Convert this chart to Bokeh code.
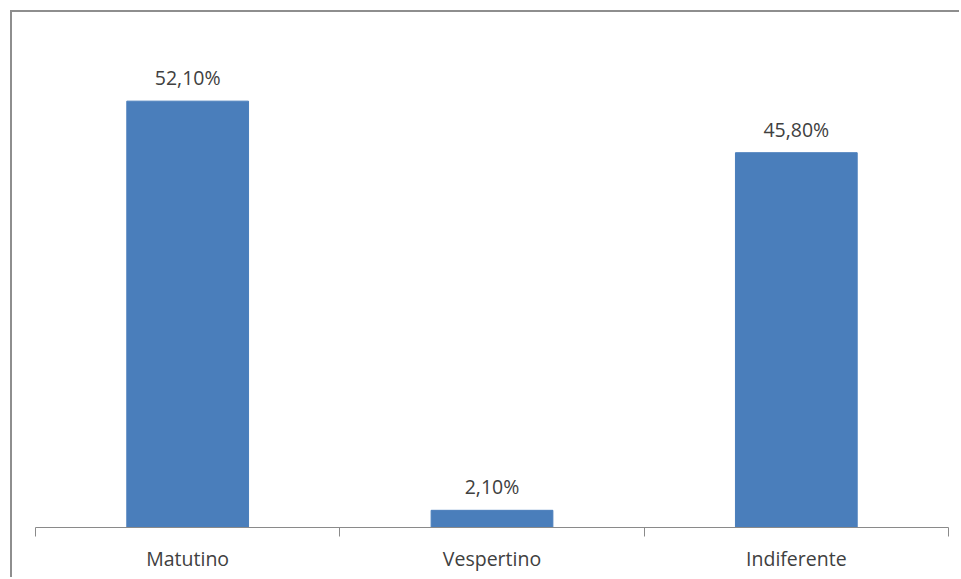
from bokeh.plotting import figure
from bokeh.models import ColumnDataSource, LabelSet, FixedTicker, Range1d
from bokeh.core.properties import value
from bokeh.embed import file_html
from bokeh.resources import INLINE

# Preferred shift for classes
categories = ["Matutino", "Vespertino", "Indiferente"]
percentages = [52.1, 2.1, 45.8]
value_labels = ["52,10%", "2,10%", "45,80%"]

BAR_COLOR = "#4A7EBB"
AXIS_COLOR = "#8A8A8A"
TEXT_COLOR = "#404040"
FONT = "Open Sans"
FONT_SIZE = "19.5px"

centers = [i + 0.5 for i in range(len(categories))]
boundaries = list(range(len(categories) + 1))
source = ColumnDataSource(dict(x=centers, top=percentages, label=value_labels))

p = figure(
    width=949, height=567,
    x_range=Range1d(0, len(categories)), y_range=Range1d(0, 60),
    output_backend="svg", toolbar_location=None,
    min_border_left=23, min_border_right=13, min_border_top=24, min_border_bottom=52,
)
p.styles = {
    "margin-left": "10px", "margin-top": "10px",
    "border-left": "2px solid #8E8E8E", "border-top": "2px solid #8E8E8E",
}
p.outline_line_color = None
p.xgrid.visible = False
p.ygrid.visible = False
p.yaxis.visible = False

p.vbar(x="x", top="top", bottom=0, width=0.4, color=BAR_COLOR, source=source)

p.add_layout(LabelSet(
    x="x", y="top", text="label", source=source,
    text_align="center", text_baseline="alphabetic", y_offset=16,
    text_font=value(FONT), text_font_size=FONT_SIZE, text_color=TEXT_COLOR,
))

# Category names under each bar; boundary ticks drawn as minor ticks
xaxis = p.xaxis[0]
xaxis.ticker = FixedTicker(ticks=centers, minor_ticks=boundaries)
xaxis.major_label_overrides = {c: name for c, name in zip(centers, categories)}
xaxis.axis_line_color = AXIS_COLOR
xaxis.major_tick_line_color = None
xaxis.major_tick_in = 0
xaxis.major_tick_out = 0
xaxis.minor_tick_line_color = AXIS_COLOR
xaxis.minor_tick_in = 0
xaxis.minor_tick_out = 9
xaxis.major_label_text_font = FONT
xaxis.major_label_text_font_size = FONT_SIZE
xaxis.major_label_text_color = TEXT_COLOR
xaxis.major_label_standoff = 8

open("out.html", "w").write(file_html(p, INLINE))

• Goal
Transcribe the material as is, with images omitted.

• Solution to the exercise
Convert this chart to Bokeh code.
from bokeh.plotting import figure
from bokeh.models import ColumnDataSource, LabelSet, FixedTicker, Range1d
from bokeh.core.properties import value
from bokeh.embed import file_html
from bokeh.resources import INLINE

# Preferred shift for classes
categories = ["Matutino", "Vespertino", "Indiferente"]
percentages = [52.1, 2.1, 45.8]
value_labels = ["52,10%", "2,10%", "45,80%"]

BAR_COLOR = "#4A7EBB"
AXIS_COLOR = "#8A8A8A"
TEXT_COLOR = "#404040"
FONT = "Open Sans"
FONT_SIZE = "19.5px"

centers = [i + 0.5 for i in range(len(categories))]
boundaries = list(range(len(categories) + 1))
source = ColumnDataSource(dict(x=centers, top=percentages, label=value_labels))

p = figure(
    width=949, height=567,
    x_range=Range1d(0, len(categories)), y_range=Range1d(0, 60),
    output_backend="svg", toolbar_location=None,
    min_border_left=23, min_border_right=13, min_border_top=24, min_border_bottom=52,
)
p.styles = {
    "margin-left": "10px", "margin-top": "10px",
    "border-left": "2px solid #8E8E8E", "border-top": "2px solid #8E8E8E",
}
p.outline_line_color = None
p.xgrid.visible = False
p.ygrid.visible = False
p.yaxis.visible = False

p.vbar(x="x", top="top", bottom=0, width=0.4, color=BAR_COLOR, source=source)

p.add_layout(LabelSet(
    x="x", y="top", text="label", source=source,
    text_align="center", text_baseline="alphabetic", y_offset=16,
    text_font=value(FONT), text_font_size=FONT_SIZE, text_color=TEXT_COLOR,
))

# Category names under each bar; boundary ticks drawn as minor ticks
xaxis = p.xaxis[0]
xaxis.ticker = FixedTicker(ticks=centers, minor_ticks=boundaries)
xaxis.major_label_overrides = {c: name for c, name in zip(centers, categories)}
xaxis.axis_line_color = AXIS_COLOR
xaxis.major_tick_line_color = None
xaxis.major_tick_in = 0
xaxis.major_tick_out = 0
xaxis.minor_tick_line_color = AXIS_COLOR
xaxis.minor_tick_in = 0
xaxis.minor_tick_out = 9
xaxis.major_label_text_font = FONT
xaxis.major_label_text_font_size = FONT_SIZE
xaxis.major_label_text_color = TEXT_COLOR
xaxis.major_label_standoff = 8

open("out.html", "w").write(file_html(p, INLINE))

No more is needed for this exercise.